Multiplies matrix C by the unitary matrix Q from an LQ factorization.

This device function computes:

op(Q) * C (if side='left') C * op(Q) (if side='right')

where Q is the unitary matrix from the LQ factorization, represented by Householder vectors stored in A and the tau array. Uses cuSOLVERDx 'unmlq'. The result overwrites matrix C.

If lda and ldc are provided, uses runtime version with the specified leading dimensions. If not provided (None), uses compile-time version with default or constructor-provided leading dimensions.

For more details, see: get_started/functions/unmlq.html

Parameters:
  • a – Pointer to an array in shared memory, storing the batched matrix containing Householder vectors from the LQ factorization, according to the specified arrangement and leading dimension (see __init__()). The elements above the diagonal of A, with the array tau, represent the unitary matrix Q as a product of Householder reflections. If side='left', A is K x M. If side='right', A is K x N.
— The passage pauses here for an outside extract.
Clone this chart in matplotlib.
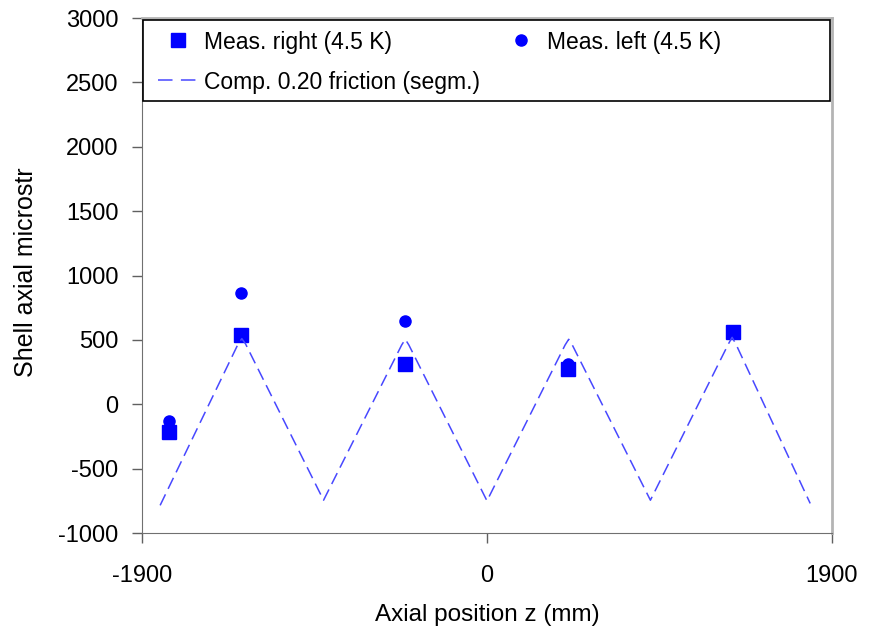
import numpy as np
import matplotlib
matplotlib.use("Agg")
from matplotlib import pyplot as plt
from matplotlib.patches import Rectangle
from matplotlib.lines import Line2D
from matplotlib.legend import Legend

plt.rcParams['font.family'] = ['Liberation Sans', 'DejaVu Sans']
plt.rcParams['axes.unicode_minus'] = False

# measured strain at the gauge stations (4.5 K)
z_right = [-1750, -1355, -450, 445, 1355]
eps_right = [-215, 535, 315, 275, 560]
z_left = [-1750, -1355, -450, 445]
eps_left = [-130, 865, 645, 315]

# computed profile, 0.20 friction, segmented shell
z_comp = [-1800, -1370, -1350, -1330, -900, -470, -450, -430, 0,
          430, 450, 470, 900, 1330, 1350, 1370, 1780]
eps_comp = [-785, 470, 510, 470, -745, 460, 505, 460, -750,
            460, 505, 460, -745, 470, 520, 470, -770]

blue = '#0000ff'
dash_blue = '#4848ff'
fs_leg = 16.5

fig = plt.figure(figsize=(8.78, 6.36), dpi=100)
ax = fig.add_axes([0.1617, 0.1619, 0.7859, 0.8097])

h_right, = ax.plot(z_right, eps_right, 's', color=blue, ms=9.5, lw=0)
ax.plot(z_comp, eps_comp, color=dash_blue, lw=1.1, dashes=(8, 4))
h_left, = ax.plot(z_left, eps_left, 'o', color=blue, ms=8, lw=0)
# legend key for the computed curve: two long dashes
h_comp = Line2D([], [], color=dash_blue, lw=1.1, dashes=(9.5, 5.5))

ax.set_xlim(-1900, 1900)
ax.set_ylim(-1000, 3000)
ax.set_xticks([-1900, 0, 1900])
ax.set_yticks(np.arange(-1000, 3001, 500))
ax.tick_params(direction='out', length=7, width=1, colors='#606060', labelsize=17,
               labelcolor='black')
ax.tick_params(axis='y', pad=10)
ax.tick_params(axis='x', pad=16)

for side in ['left', 'bottom']:
    ax.spines[side].set_color('#707070')
for side in ['top', 'right']:
    ax.spines[side].set_color('#b4b4b4')
    ax.spines[side].set_linewidth(2)

ax.set_xlabel('Axial position z (mm)', fontsize=17.5)
ax.set_ylabel('Shell axial microstr', fontsize=18)
ax.xaxis.set_label_coords(0.5, -0.138)
ax.yaxis.set_label_coords(-0.150, 0.507)

# legend frame across the top of the plot area
frame = Rectangle((0.1634, 0.8412), 0.7819, 0.1274, transform=fig.transFigure,
                  facecolor='white', edgecolor='black', lw=1.2,
                  clip_on=False, zorder=4)
ax.add_patch(frame)

entries = [
    (h_right, 'Meas. right (4.5 K)', 158, 42),
    (h_left, 'Meas. left (4.5 K)', 501, 42),
    (h_comp, 'Comp. 0.20 friction (segm.)', 158, 82),
]
for handle, text, px, py in entries:
    leg = Legend(ax, [handle], [text], loc='center left',
                 bbox_to_anchor=(px / 878, 1 - py / 636),
                 bbox_transform=fig.transFigure, frameon=False,
                 fontsize=fs_leg, handlelength=1.75, handletextpad=0.26,
                 borderpad=0, borderaxespad=0)
    leg.set_zorder(5)
    ax.add_artist(leg)

fig.savefig('out.png', dpi=100)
  • tau – Pointer to a 1D array of size K for each batch, containing the scalar factors of the Householder reflections from the LQ factorization. The tau array, together with the Householder vectors in A, defines Q.

  • c – Pointer to an array in shared memory, storing the batched M x N matrix according to the specified arrangement and leading dimension (see __init__()). The operation is in-place: result overwrites C.

  • lda – Optional runtime leading dimension for matrix A. The lda and ldc must be specified together. If not specified, the compile-time lda is used.

  • ldc – Optional runtime leading dimension for matrix C. The lda and ldc must be specified together. If not specified, the compile-time ldc is used.